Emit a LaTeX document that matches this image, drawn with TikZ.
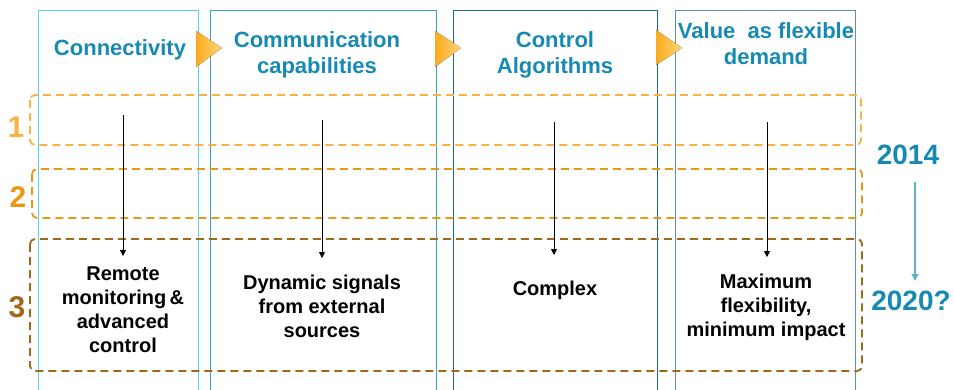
\documentclass[tikz,border=0pt]{standalone}
\usepackage{fontspec}
\setmainfont{Liberation Sans}
\usetikzlibrary{arrows.meta}
\definecolor{hdr}{RGB}{22,138,178}
\definecolor{colA}{RGB}{90,210,245}
\definecolor{colB}{RGB}{60,160,192}
\definecolor{colC}{RGB}{26,104,144}
\definecolor{colD}{RGB}{96,144,160}
\definecolor{rowA}{RGB}{250,178,70}
\definecolor{rowB}{RGB}{232,152,20}
\definecolor{rowC}{RGB}{160,104,26}
\definecolor{goldL}{RGB}{250,170,30}
\definecolor{goldR}{RGB}{253,214,120}
\definecolor{tline}{RGB}{90,178,204}
\tikzset{
  colbox/.style={line width=0.9pt},
  rowbox/.style={line width=1.8pt, dash pattern=on 8pt off 5pt, rounded corners=5pt},
  header/.style={font=\fontsize{22}{26}\selectfont\bfseries, text=hdr, align=center, inner sep=0pt},
  body/.style={font=\fontsize{20}{24}\selectfont\bfseries, text=black, align=center, inner sep=0pt},
  rownum/.style={font=\fontsize{30}{30}\selectfont\bfseries, inner sep=0pt},
  year/.style={font=\fontsize{28}{28}\selectfont\bfseries, text=hdr, inner sep=0pt},
  flow/.style={draw=black, line width=0.8pt, -{Triangle[length=6pt,width=6pt]}},
  chevron/.style={left color=goldL, right color=goldR, draw=none},
}
\begin{document}
\begin{tikzpicture}[x=1pt,y=-1pt]
\useasboundingbox (0,0) rectangle (954,389);
\begin{scope}
\clip (0,0) rectangle (954,389);
% columns
\draw[colbox, colA] (38,10) rectangle (198,400);
\draw[colbox, colB] (210,10) rectangle (436,400);
\draw[colbox, colC] (453,10) rectangle (657,400);
\draw[colbox, colD] (675,10) rectangle (855,400);
% rows
\draw[rowbox, rowA] (30,95) rectangle (861,145);
\draw[rowbox, rowB] (32,169) rectangle (862,218);
\draw[rowbox, rowC] (30,239) rectangle (862,371);
\end{scope}
% chevrons
\fill[chevron] (196,31) -- (222,48) -- (196,67) -- cycle;
\fill[chevron] (435,31) -- (461,48) -- (435,67) -- cycle;
\fill[chevron] (656,30) -- (682,48) -- (656,65) -- cycle;
% headers
\node[header] (h1) at (120,50) {Connectivity};
\node[header] (h2) at (317,55) {Communication\\capabilities};
\node[header] (h3) at (555,55) {Control\\Algorithms};
\node[header] (h4) at (766,43.5) {Value\ \ as flexible\\demand};
% row numbers
\node[rownum, text=rowA] (n1) at (16,127) {1};
\node[rownum, text=rowB] (n2) at (18,197) {2};
\node[rownum, text=rowC] (n3) at (17,307) {3};
% bottom texts
\node[body] (b1) at (123,310) {Remote\\monitoring\,\&\\advanced\\control};
\node[body] (b2) at (322,306) {Dynamic signals\\from external\\sources};
\node[body] (b3) at (555,290) {Complex};
\node[body] (b4) at (766,307.5) {Maximum\\flexibility,\\minimum impact};
% flow arrows
\coordinate (s1) at (123,115); \coordinate (e1) at (123,256);
\coordinate (s2) at (322,120); \coordinate (e2) at (322,258);
\coordinate (s3) at (554,122); \coordinate (e3) at (554,255);
\coordinate (s4) at (767,122); \coordinate (e4) at (767,257);
\draw[flow] (s1) -- (e1);
\draw[flow] (s2) -- (e2);
\draw[flow] (s3) -- (e3);
\draw[flow] (s4) -- (e4);
% timeline
\node[year] (y1) at (908,155) {2014};
\node[year] (y2) at (911,301) {2020?};
\coordinate (ts) at (915,182); \coordinate (te) at (915,281);
\draw[tline, line width=1.2pt, -{Triangle[length=7pt,width=7pt]}] (ts) -- (te);
\end{tikzpicture}
\end{document}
----
WHAT THE EXERCISE ASKS: Set down all the data again exactly as above, pictures excluded.

RESULT:
Emit a LaTeX document that matches this image, drawn with TikZ.
\documentclass[tikz,border=0pt]{standalone}
\usepackage{fontspec}
\setmainfont{Liberation Sans}
\usetikzlibrary{arrows.meta}
\definecolor{hdr}{RGB}{22,138,178}
\definecolor{colA}{RGB}{90,210,245}
\definecolor{colB}{RGB}{60,160,192}
\definecolor{colC}{RGB}{26,104,144}
\definecolor{colD}{RGB}{96,144,160}
\definecolor{rowA}{RGB}{250,178,70}
\definecolor{rowB}{RGB}{232,152,20}
\definecolor{rowC}{RGB}{160,104,26}
\definecolor{goldL}{RGB}{250,170,30}
\definecolor{goldR}{RGB}{253,214,120}
\definecolor{tline}{RGB}{90,178,204}
\tikzset{
  colbox/.style={line width=0.9pt},
  rowbox/.style={line width=1.8pt, dash pattern=on 8pt off 5pt, rounded corners=5pt},
  header/.style={font=\fontsize{22}{26}\selectfont\bfseries, text=hdr, align=center, inner sep=0pt},
  body/.style={font=\fontsize{20}{24}\selectfont\bfseries, text=black, align=center, inner sep=0pt},
  rownum/.style={font=\fontsize{30}{30}\selectfont\bfseries, inner sep=0pt},
  year/.style={font=\fontsize{28}{28}\selectfont\bfseries, text=hdr, inner sep=0pt},
  flow/.style={draw=black, line width=0.8pt, -{Triangle[length=6pt,width=6pt]}},
  chevron/.style={left color=goldL, right color=goldR, draw=none},
}
\begin{document}
\begin{tikzpicture}[x=1pt,y=-1pt]
\useasboundingbox (0,0) rectangle (954,389);
\begin{scope}
\clip (0,0) rectangle (954,389);
% columns
\draw[colbox, colA] (38,10) rectangle (198,400);
\draw[colbox, colB] (210,10) rectangle (436,400);
\draw[colbox, colC] (453,10) rectangle (657,400);
\draw[colbox, colD] (675,10) rectangle (855,400);
% rows
\draw[rowbox, rowA] (30,95) rectangle (861,145);
\draw[rowbox, rowB] (32,169) rectangle (862,218);
\draw[rowbox, rowC] (30,239) rectangle (862,371);
\end{scope}
% chevrons
\fill[chevron] (196,31) -- (222,48) -- (196,67) -- cycle;
\fill[chevron] (435,31) -- (461,48) -- (435,67) -- cycle;
\fill[chevron] (656,30) -- (682,48) -- (656,65) -- cycle;
% headers
\node[header] (h1) at (120,50) {Connectivity};
\node[header] (h2) at (317,55) {Communication\\capabilities};
\node[header] (h3) at (555,55) {Control\\Algorithms};
\node[header] (h4) at (766,43.5) {Value\ \ as flexible\\demand};
% row numbers
\node[rownum, text=rowA] (n1) at (16,127) {1};
\node[rownum, text=rowB] (n2) at (18,197) {2};
\node[rownum, text=rowC] (n3) at (17,307) {3};
% bottom texts
\node[body] (b1) at (123,310) {Remote\\monitoring\,\&\\advanced\\control};
\node[body] (b2) at (322,306) {Dynamic signals\\from external\\sources};
\node[body] (b3) at (555,290) {Complex};
\node[body] (b4) at (766,307.5) {Maximum\\flexibility,\\minimum impact};
% flow arrows
\coordinate (s1) at (123,115); \coordinate (e1) at (123,256);
\coordinate (s2) at (322,120); \coordinate (e2) at (322,258);
\coordinate (s3) at (554,122); \coordinate (e3) at (554,255);
\coordinate (s4) at (767,122); \coordinate (e4) at (767,257);
\draw[flow] (s1) -- (e1);
\draw[flow] (s2) -- (e2);
\draw[flow] (s3) -- (e3);
\draw[flow] (s4) -- (e4);
% timeline
\node[year] (y1) at (908,155) {2014};
\node[year] (y2) at (911,301) {2020?};
\coordinate (ts) at (915,182); \coordinate (te) at (915,281);
\draw[tline, line width=1.2pt, -{Triangle[length=7pt,width=7pt]}] (ts) -- (te);
\end{tikzpicture}
\end{document}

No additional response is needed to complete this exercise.